→ **Prompt**: Tally the lines containing the word "this", and report the tally alone.

** Start of Information supplied **

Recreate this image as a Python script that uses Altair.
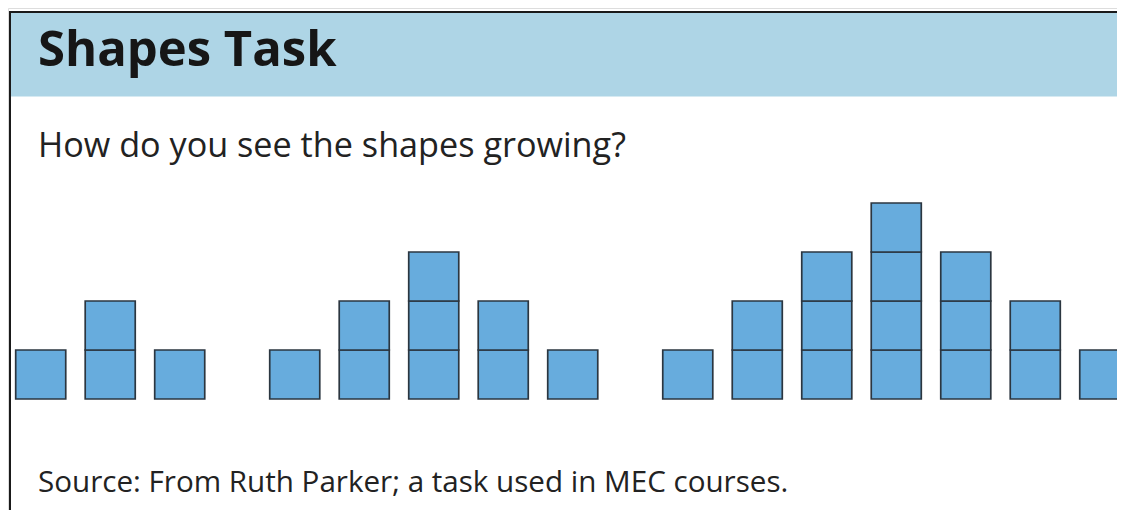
import altair as alt
import pandas as pd

# Data: column heights (number of stacked squares) for each shape in the sequence
shape_1 = [1, 2, 1]
shape_2 = [1, 2, 3, 2, 1]
shape_3 = [1, 2, 3, 4, 3, 2, 1]
shapes = [shape_1, shape_2, shape_3]

title_text = "Shapes Task"
question_text = "How do you see the shapes growing?"
source_text = "Source: From Ruth Parker; a task used in MEC courses."

# Layout constants (pixels are chart coordinates)
W, H = 1109, 502
GROUP_GAP = 1.655   # distance between last column of a shape and first of the next, in column units
SQ = 0.72           # square width in column units
PX_PER_COL = 69.5
X_ORIGIN = 7.7      # pixel of column 0 left edge
PX_PER_ROW = 49.0
Y_BASE = 391.0      # pixel of the ground line

rows = []
start = 0.0
for g, heights in enumerate(shapes):
    for c, h in enumerate(heights):
        for k in range(h):
            rows.append({"shape": g + 1, "col": c, "level": k,
                         "x0": start + c, "x1": start + c + SQ,
                         "y0": k, "y1": k + 1})
    start += len(heights) - 1 + GROUP_GAP
cells = pd.DataFrame(rows)

d0 = -X_ORIGIN / PX_PER_COL
xscale = alt.Scale(domain=[d0, d0 + W / PX_PER_COL], nice=False, zero=False)
v0 = -(H - Y_BASE) / PX_PER_ROW
yscale = alt.Scale(domain=[v0, v0 + H / PX_PER_ROW], nice=False, zero=False)

squares = alt.Chart(cells).mark_rect(
    fill="#67ACDD", stroke="#2B3640", strokeWidth=1.7
).encode(
    x=alt.X("x0:Q", scale=xscale, axis=None),
    x2="x1:Q",
    y=alt.Y("y0:Q", scale=yscale, axis=None),
    y2="y1:Q",
)

one = pd.DataFrame({"a": [0]})
band = alt.Chart(one).mark_rect(fill="#AED5E6").encode(
    x=alt.value(2), x2=alt.value(W), y=alt.value(4), y2=alt.value(88.5)
)
top_line = alt.Chart(one).mark_rule(color="#1a1a1a", strokeWidth=2).encode(
    x=alt.value(1), x2=alt.value(W), y=alt.value(4)
)
left_line = alt.Chart(one).mark_rule(color="#1a1a1a", strokeWidth=2).encode(
    x=alt.value(2), y=alt.value(3), y2=alt.value(H)
)

def label(txt, x, y, size, weight="normal", color="#1f1f1f"):
    return alt.Chart(pd.DataFrame({"t": [txt]})).mark_text(
        align="left", baseline="alphabetic", font="Open Sans",
        fontSize=size, fontWeight=weight, color=color
    ).encode(text="t:N", x=alt.value(x), y=alt.value(y))

title = label(title_text, 30, 57.7, 49, "bold", "#161616")
question = label(question_text, 30, 148.7, 34.2, "normal", "#222222")
source = label(source_text, 30, 483.7, 29.6, "normal", "#222222")

chart = alt.layer(band, top_line, left_line, squares, title, question, source).properties(
    width=W, height=H, padding=0, autosize=alt.AutoSizeParams(type="none")
).configure_view(stroke=None).configure(background="white")

chart.save("out.html", embed_options={"renderer": "svg", "actions": False})
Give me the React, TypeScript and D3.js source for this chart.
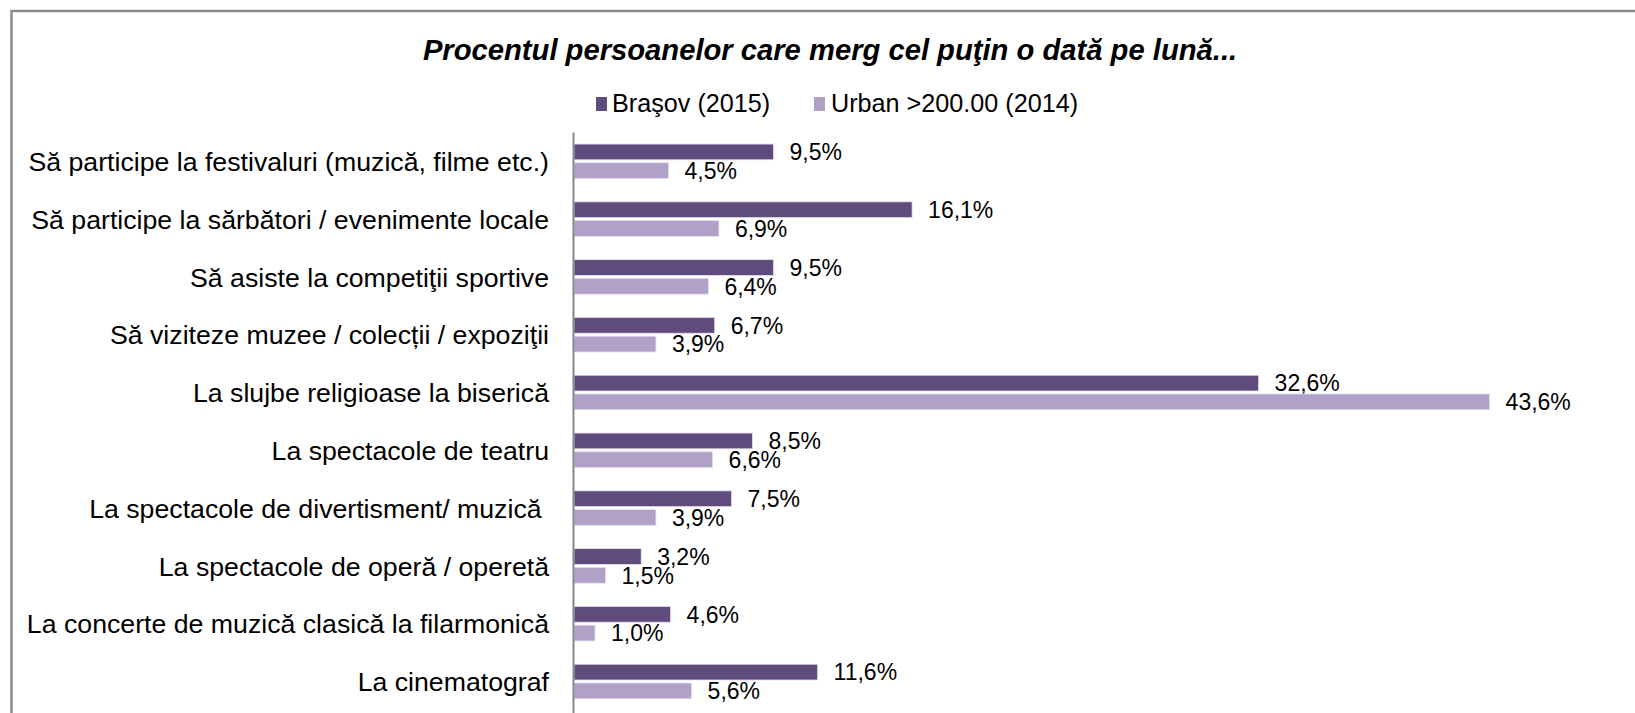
import * as d3 from 'd3';

const categories = [
  'Să participe la festivaluri (muzică, filme etc.)',
  'Să participe la sărbători / evenimente locale',
  'Să asiste la competiţii sportive',
  'Să viziteze muzee / colecții / expoziţii',
  'La slujbe religioase la biserică',
  'La spectacole de teatru',
  'La spectacole de divertisment/ muzică ',
  'La spectacole de operă / operetă',
  'La concerte de muzică clasică la filarmonică',
  'La cinematograf',
];

const seriesNames = ['Braşov (2015)', 'Urban >200.00 (2014)'];
const brasov = [9.5, 16.1, 9.5, 6.7, 32.6, 8.5, 7.5, 3.2, 4.6, 11.6];
const urban = [4.5, 6.9, 6.4, 3.9, 43.6, 6.6, 3.9, 1.5, 1.0, 5.6];

const title = 'Procentul persoanelor care merg cel puţin o dată pe lună...';

const colors = ['#604c7c', '#b1a0c7'];
const font = '"Liberation Sans", Arial, sans-serif';

const width = 1635;
const height = 713;

// Romanian number style: comma as decimal separator
const roLocale = d3.formatLocale({ decimal: ',', thousands: '.', grouping: [3], currency: ['', ' lei'] });
const fmt = (v: number) => roLocale.format('.1f')(v) + '%';

export default function App() {
  const x = d3.scaleLinear().domain([0, 45]).range([574, 574 + 45 * 21]);

  const y = d3
    .scaleBand()
    .domain(categories)
    .range([132.4, 132.4 + categories.length * 57.8])
    .paddingInner(0.403)
    .paddingOuter(0.2015);

  const ySub = d3
    .scaleBand()
    .domain(seriesNames)
    .range([0, y.bandwidth()])
    .paddingInner(0.16);

  const series = [brasov, urban];

  return (
    <svg
      width={width}
      height={height}
      style={{ position: 'absolute', left: 0, top: 0, background: '#fff' }}
      fontFamily={font}
    >
      {/* frame, cut off on the right and bottom */}
      <path d={`M11.5,${height} V11 H${width}`} fill="none" stroke="#8c8c8c" strokeWidth={2.5} />

      <text
        x={830}
        y={60}
        textAnchor="middle"
        fontSize={29.2}
        fontWeight="bold"
        fontStyle="italic"
        fill="#000"
      >
        {title}
      </text>

      {/* legend */}
      <g>
        <rect x={596} y={97} width={11} height={14} fill={colors[0]} />
        <text x={612} y={112} fontSize={25.2} fill="#000">
          {seriesNames[0]}
        </text>
        <rect x={814} y={97} width={11} height={14} fill={colors[1]} />
        <text x={831} y={112} fontSize={25.2} fill="#000">
          {seriesNames[1]}
        </text>
      </g>

      {/* bars */}
      {categories.map((cat, i) => (
        <g key={cat}>
          {series.map((vals, s) => {
            const by = (y(cat) ?? 0) + (ySub(seriesNames[s]) ?? 0);
            const bh = ySub.bandwidth();
            return (
              <g key={seriesNames[s]}>
                <rect
                  x={x(0)}
                  y={by}
                  width={x(vals[i]) - x(0)}
                  height={bh}
                  fill={colors[s]}
                  stroke="#e4ddee"
                  strokeWidth={0.8}
                />
                <text
                  x={x(vals[i]) + 16}
                  y={by + bh / 2}
                  dy="0.36em"
                  fontSize={23}
                  fill="#000"
                >
                  {fmt(vals[i])}
                </text>
              </g>
            );
          })}
          <text
            x={549}
            y={(y(cat) ?? 0) + y.bandwidth() / 2}
            dy="0.36em"
            textAnchor="end"
            fontSize={26.7}
            fill="#000"
            style={{ whiteSpace: 'pre' }}
          >
            {cat}
          </text>
        </g>
      ))}

      {/* category axis */}
      <line x1={573.5} x2={573.5} y1={132.5} y2={height} stroke="#868686" strokeWidth={2} />
    </svg>
  );
}
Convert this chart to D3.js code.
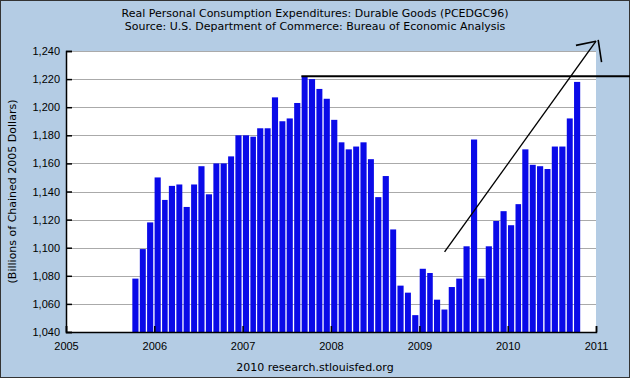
<!DOCTYPE html>
<html>
<head>
<meta charset="utf-8">
<script src="https://cdn.jsdelivr.net/npm/d3@7"></script>
<style>
  html, body { margin: 0; padding: 0; background: #b4cce4; }
  svg { display: block; }
</style>
</head>
<body>
<div id="chart"></div>
<script>
// monthly values, Oct 2005 .. Oct 2010 (billions of chained 2005 dollars)
const startMonth = '2005-10';
const values = [
  1078, 1099, 1118,
  1150, 1134, 1144, 1145, 1129, 1145, 1158, 1138, 1160, 1160, 1165, 1180,
  1180, 1179, 1185, 1185, 1207, 1190, 1192, 1203, 1222, 1220, 1213, 1206,
  1191, 1175, 1170, 1172, 1175, 1163, 1136, 1151, 1113, 1073, 1068, 1052,
  1085, 1082, 1063, 1056, 1072, 1078, 1101, 1177, 1078, 1101, 1119, 1126,
  1116, 1131, 1170, 1159, 1158, 1156, 1172, 1172, 1192, 1218
];
const yTicks = [1040, 1060, 1080, 1100, 1120, 1140, 1160, 1180, 1200, 1220, 1240];
const yearTicks = [2005, 2006, 2007, 2008, 2009, 2010, 2011];

// hand drawn notes on the picture, in data units
const peakLine = [['2007-09-01', 1222], ['2011-06-01', 1222]];
const trendArrow = [['2009-04-15', 1097], ['2011-01-01', 1247]];
const arrowHead = [
  [['2010-10-10', 1244], ['2011-01-01', 1247]],
  [['2011-01-10', 1248], ['2011-01-24', 1232]]
];

const width = 630, height = 378;
const margin = {top: 51, right: 34, bottom: 46, left: 66};

const parse = d3.timeParse('%Y-%m-%d');
const months = values.map((v, i) => ({
  date: d3.timeMonth.offset(parse(startMonth + '-01'), i),
  value: v
}));

const svg = d3.select('#chart')
  .append('svg')
  .attr('width', width)
  .attr('height', height)
  .style('font-family', 'Verdana, "DejaVu Sans", sans-serif');

svg.append('rect')
  .attr('x', 0.5).attr('y', 0.5)
  .attr('width', width - 1).attr('height', height - 1)
  .attr('fill', '#b4cce4')
  .attr('stroke', '#333');

const x = d3.scaleTime()
  .domain([new Date(2005, 0, 1), new Date(2011, 0, 1)])
  .range([margin.left, width - margin.right]);

const y = d3.scaleLinear()
  .domain([1040, 1240])
  .range([height - margin.bottom, margin.top]);

// plot area
svg.append('rect')
  .attr('x', x.range()[0]).attr('y', y.range()[1])
  .attr('width', x.range()[1] - x.range()[0])
  .attr('height', y.range()[0] - y.range()[1])
  .attr('fill', 'white');

// gridlines
svg.append('g')
  .selectAll('line')
  .data(yTicks)
  .join('line')
  .attr('x1', x.range()[0]).attr('x2', x.range()[1])
  .attr('y1', d => Math.round(y(d)) + 0.5).attr('y2', d => Math.round(y(d)) + 0.5)
  .attr('stroke', '#aaa');

// bars
svg.append('g')
  .selectAll('rect')
  .data(months)
  .join('rect')
  .attr('x', d => x(d.date) + 0.3)
  .attr('width', d => (x(d3.timeMonth.offset(d.date, 1)) - x(d.date)) * 0.82)
  .attr('y', d => y(d.value))
  .attr('height', d => y(1040) - y(d.value))
  .attr('fill', '#0a0ae8');

// left axis
const yAxis = svg.append('g')
  .attr('transform', `translate(${x.range()[0]},0)`)
  .call(d3.axisLeft(y).tickValues(yTicks).tickSize(-6).tickPadding(6)
    .tickFormat(d3.format(',')));
yAxis.select('.domain').attr('stroke', '#000').attr('stroke-width', 1.5);
yAxis.selectAll('.tick line').attr('stroke', '#000').attr('stroke-width', 1.5);
yAxis.selectAll('text').attr('font-size', 11).attr('fill', '#000');

// bottom axis
const xAxis = svg.append('g')
  .attr('transform', `translate(0,${y.range()[0]})`)
  .call(d3.axisBottom(x).tickValues(yearTicks.map(yr => new Date(yr, 0, 1)))
    .tickSize(-6).tickPadding(10).tickFormat(d3.timeFormat('%Y')));
xAxis.select('.domain').attr('stroke', '#000').attr('stroke-width', 1.5);
xAxis.selectAll('.tick line').attr('stroke', '#000').attr('stroke-width', 1.5);
xAxis.selectAll('text').attr('font-size', 11).attr('fill', '#000');

// titles
svg.append('text')
  .attr('x', width / 2).attr('y', 17)
  .attr('text-anchor', 'middle')
  .attr('font-size', 11)
  .text('Real Personal Consumption Expenditures: Durable Goods (PCEDGC96)');
svg.append('text')
  .attr('x', width / 2).attr('y', 30)
  .attr('text-anchor', 'middle')
  .attr('font-size', 11)
  .text('Source: U.S. Department of Commerce: Bureau of Economic Analysis');

svg.append('text')
  .attr('transform', `translate(16,${(y.range()[0] + y.range()[1]) / 2}) rotate(-90)`)
  .attr('text-anchor', 'middle')
  .attr('font-size', 11)
  .text('(Billions of Chained 2005 Dollars)');

svg.append('text')
  .attr('x', width / 2).attr('y', 371)
  .attr('text-anchor', 'middle')
  .attr('font-size', 11)
  .text('2010 research.stlouisfed.org');

// annotations
const pt = d => [x(parse(d[0])), y(d[1])];
const line = d3.line();

svg.append('path')
  .attr('d', line(peakLine.map(pt)))
  .attr('stroke', '#000').attr('stroke-width', 2).attr('fill', 'none');

svg.append('path')
  .attr('d', line(trendArrow.map(pt)))
  .attr('stroke', '#000').attr('stroke-width', 1.4).attr('fill', 'none');

svg.selectAll('.head')
  .data(arrowHead)
  .join('path')
  .attr('class', 'head')
  .attr('d', d => line(d.map(pt)))
  .attr('stroke', '#000').attr('stroke-width', 1.6).attr('fill', 'none');
</script>
</body>
</html>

** End of Information supplied **

→ **Task output**: 3